CBK’s stand on shilling may help reset economy

The Central Bank of Kenya, Nairobi. FILE PHOTO | DENNIS ONSONGO | NMG

The decision by the Central Bank of Kenya (CBK) to let the Kenya shilling find its level is a sound one that could help the country reset its economy.

For years, the International Monetary Fund (IMF) and other observers have held the view that the local currency was overvalued.

The CBK, for its part, dismissed the claims, saying it was not propping up the shilling.

Now under new leadership, the apex bank says it has stopped intervening in the foreign exchange market. The announcement comes at a time the shilling has been depreciating rapidly against hard currencies.

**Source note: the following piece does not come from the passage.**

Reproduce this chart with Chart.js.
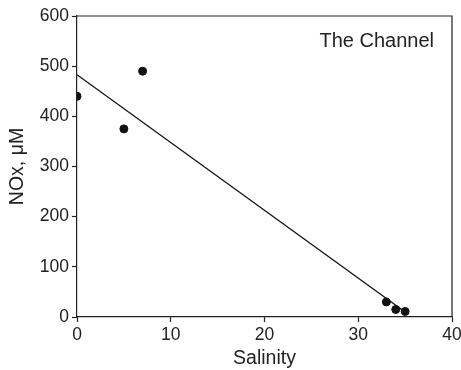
<!DOCTYPE html>
<html>
<head>
<meta charset="utf-8">
<script src="https://cdn.jsdelivr.net/npm/chart.js@4/dist/chart.umd.min.js"></script>
<style>
  html, body { margin: 0; padding: 0; background: #fff; }
  #noxChart { display: block; }
</style>
</head>
<body>
<canvas id="noxChart" width="461" height="370"></canvas>
<script>
// Station samples
var salinity = [0, 5, 7, 33, 34, 35];
var nox = [440, 375, 490, 30, 15, 11];

// Fitted line end points
var fitX = [0, 35];
var fitY = [483, 10];

var xTicks = [0, 10, 20, 30, 40];
var yTicks = [0, 100, 200, 300, 400, 500, 600];

var siteName = 'The Channel';

var inkColor = '#222';
var font = "'Liberation Sans', Arial, sans-serif";

// frame around the plot and the site label
var framePlugin = {
    id: 'frame',
    afterDraw: function (chart) {
        var a = chart.chartArea;
        var c = chart.ctx;
        c.save();
        c.strokeStyle = inkColor;
        c.lineWidth = 1.2;
        c.beginPath();
        c.moveTo(a.left, a.top);
        c.lineTo(a.right, a.top);
        c.lineTo(a.right, a.bottom);
        c.stroke();
        c.fillStyle = inkColor;
        c.font = '20px ' + font;
        c.textAlign = 'right';
        c.textBaseline = 'middle';
        c.fillText(siteName, a.right - 18, a.top + 25);
        c.restore();
    }
};

var ctx = document.getElementById('noxChart');

var noxChart = new Chart(ctx, {
    type: 'scatter',
    data: {
        datasets: [
            {
                data: salinity.map(function (s, i) { return {x: s, y: nox[i]}; }),
                backgroundColor: '#111',
                borderColor: '#111',
                pointRadius: 4,
                pointHoverRadius: 4
            },
            {
                type: 'line',
                data: fitX.map(function (s, i) { return {x: s, y: fitY[i]}; }),
                borderColor: '#111',
                borderWidth: 1.3,
                pointRadius: 0,
                fill: false
            }
        ]
    },
    options: {
        responsive: false,
        animation: false,
        layout: {padding: {left: 0, right: 0, top: 16, bottom: 0}},
        plugins: {
            legend: {display: false},
            tooltip: {enabled: false}
        },
        scales: {
            x: {
                type: 'linear',
                min: 0,
                max: 40,
                afterBuildTicks: function (axis) {
                    axis.ticks = xTicks.map(function (v) { return {value: v}; });
                },
                afterFit: function (axis) {
                    axis.height = 53;
                    axis.paddingRight = 9;
                },
                grid: {drawOnChartArea: false, tickLength: 5, color: inkColor, tickWidth: 1.2},
                border: {color: inkColor, width: 1.2},
                ticks: {color: inkColor, font: {size: 17.5, family: font}, padding: 3},
                title: {display: true, text: 'Salinity', color: inkColor, font: {size: 19.5, family: font}, padding: {top: 0, bottom: 0}}
            },
            y: {
                min: 0,
                max: 600,
                afterBuildTicks: function (axis) {
                    axis.ticks = yTicks.map(function (v) { return {value: v}; });
                },
                afterFit: function (axis) { axis.width = 77; },
                grid: {drawOnChartArea: false, tickLength: 5, color: inkColor, tickWidth: 1.2},
                border: {color: inkColor, width: 1.2},
                ticks: {color: inkColor, font: {size: 17.5, family: font}, padding: 3},
                title: {display: true, text: 'NOx, μM', color: inkColor, font: {size: 19.5, family: font}, padding: {top: 6, bottom: 0}}
            }
        }
    },
    plugins: [framePlugin]
});
</script>
</body>
</html>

The weakening of the shilling, of course, brings hardship in the form of more expensive imported goods as well as reducing the purchasing power for those paying for foreign services.

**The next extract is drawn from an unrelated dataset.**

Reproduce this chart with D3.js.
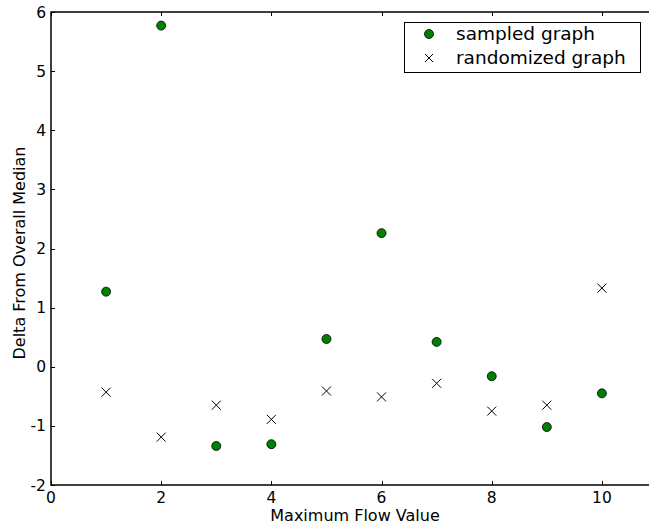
<!DOCTYPE html>
<html>
<head>
<meta charset="utf-8">
<script src="https://cdn.jsdelivr.net/npm/d3@7"></script>
<style>
  html, body { margin: 0; padding: 0; background: #fff; }
  svg { display: block; }
  text { font-family: "DejaVu Sans", sans-serif; fill: #000; }
</style>
</head>
<body>
<svg id="chart" width="649" height="530"></svg>
<script>
// Maximum flow values on the x axis
const flowValues = [1, 2, 3, 4, 5, 6, 7, 8, 9, 10];
// Delta from overall median, per series
const sampledDelta = [1.27, 5.77, -1.34, -1.31, 0.47, 2.26, 0.42, -0.16, -1.02, -0.45];
const randomizedDelta = [-0.43, -1.19, -0.65, -0.89, -0.41, -0.51, -0.28, -0.75, -0.65, 1.33];
const xTicks = [0, 2, 4, 6, 8, 10];
const yTicks = [-2, -1, 0, 1, 2, 3, 4, 5, 6];
const seriesNames = ["sampled graph", "randomized graph"];

(function () {
  const svg = d3.select("#chart");
  const plotL = 51, plotT = 12, plotR = 657, plotB = 485;

  const x = d3.scaleLinear().domain([0, 11]).range([plotL, plotR]);
  const y = d3.scaleLinear().domain([-2, 6]).range([plotB, plotT]);

  // ticks pointing inward on all four sides
  const tickLen = 4;
  const g = svg.append("g").attr("stroke", "#000").attr("stroke-width", 1);
  xTicks.forEach(t => {
    const px = Math.round(x(t)) + 0.5;
    g.append("line").attr("x1", px).attr("x2", px).attr("y1", plotB).attr("y2", plotB - tickLen);
    g.append("line").attr("x1", px).attr("x2", px).attr("y1", plotT).attr("y2", plotT + tickLen);
  });
  yTicks.forEach(t => {
    const py = Math.round(y(t)) + 0.5;
    g.append("line").attr("x1", plotL).attr("x2", plotL + tickLen).attr("y1", py).attr("y2", py);
    g.append("line").attr("x1", plotR).attr("x2", plotR - tickLen).attr("y1", py).attr("y2", py);
  });

  // tick labels
  svg.append("g").selectAll("text").data(xTicks).join("text")
    .attr("x", d => x(d)).attr("y", plotB + 18)
    .attr("text-anchor", "middle").attr("font-size", 15.5)
    .text(d => d);
  svg.append("g").selectAll("text").data(yTicks).join("text")
    .attr("x", plotL - 5).attr("y", d => y(d) + 5.5)
    .attr("text-anchor", "end").attr("font-size", 15.5)
    .text(d => d);

  // frame
  svg.append("rect")
    .attr("x", plotL).attr("y", plotT)
    .attr("width", plotR - plotL).attr("height", plotB - plotT)
    .attr("fill", "none").attr("stroke", "#000").attr("stroke-width", 1.5);

  // axis titles
  svg.append("text")
    .attr("x", 355).attr("y", 521)
    .attr("text-anchor", "middle").attr("font-size", 16)
    .text("Maximum Flow Value");
  svg.append("text")
    .attr("transform", `translate(25,253) rotate(-90)`)
    .attr("text-anchor", "middle").attr("font-size", 16)
    .text("Delta From Overall Median");

  // randomized graph: x markers
  const xs = 4.5;
  const crosses = svg.append("g").attr("stroke", "#000").attr("stroke-width", 1);
  flowValues.forEach((f, i) => {
    const cx = x(f), cy = y(randomizedDelta[i]);
    crosses.append("path")
      .attr("d", `M${cx - xs},${cy - xs}L${cx + xs},${cy + xs}M${cx - xs},${cy + xs}L${cx + xs},${cy - xs}`);
  });

  // sampled graph: green circles
  svg.append("g").selectAll("circle").data(flowValues).join("circle")
    .attr("cx", d => x(d))
    .attr("cy", (d, i) => y(sampledDelta[i]))
    .attr("r", 4.5)
    .attr("fill", "#008000").attr("stroke", "#000").attr("stroke-width", 0.8);

  // legend
  const lg = svg.append("g");
  lg.append("rect").attr("x", 404.5).attr("y", 22.5).attr("width", 236).attr("height", 50)
    .attr("fill", "#fff").attr("stroke", "#000").attr("stroke-width", 1);
  lg.append("circle").attr("cx", 429).attr("cy", 34).attr("r", 4.5)
    .attr("fill", "#008000").attr("stroke", "#000").attr("stroke-width", 0.8);
  lg.append("path")
    .attr("d", `M${429 - 4},${58 - 4}L${429 + 4},${58 + 4}M${429 - 4},${58 + 4}L${429 + 4},${58 - 4}`)
    .attr("stroke", "#000").attr("stroke-width", 1);
  lg.selectAll("text.lbl").data(seriesNames).join("text")
    .attr("class", "lbl")
    .attr("x", 456).attr("y", (d, i) => 40 + i * 24)
    .attr("font-size", 18.5)
    .text(d => d);
})();
</script>
</body>
</html>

But there is a counterbalancing benefit to a weaker currency. Countries like Egypt have devalued their currencies multiple times.

The biggest beneficiaries are exporters including producers of cash crops and manufacturers.

With a weaker shilling, their goods fetch more when sold in the international markets where they also become more attractive in comparison to other producers.

Thus, they stand to grow their market share. Such a jump in demand should be followed by expansion in production and jobs since more workers will be required to grow output.

Kenya’s decision to allow its currency to trade freely strikes a fair balance that should reflect the country’s economic position from which various economic actors can make their moves.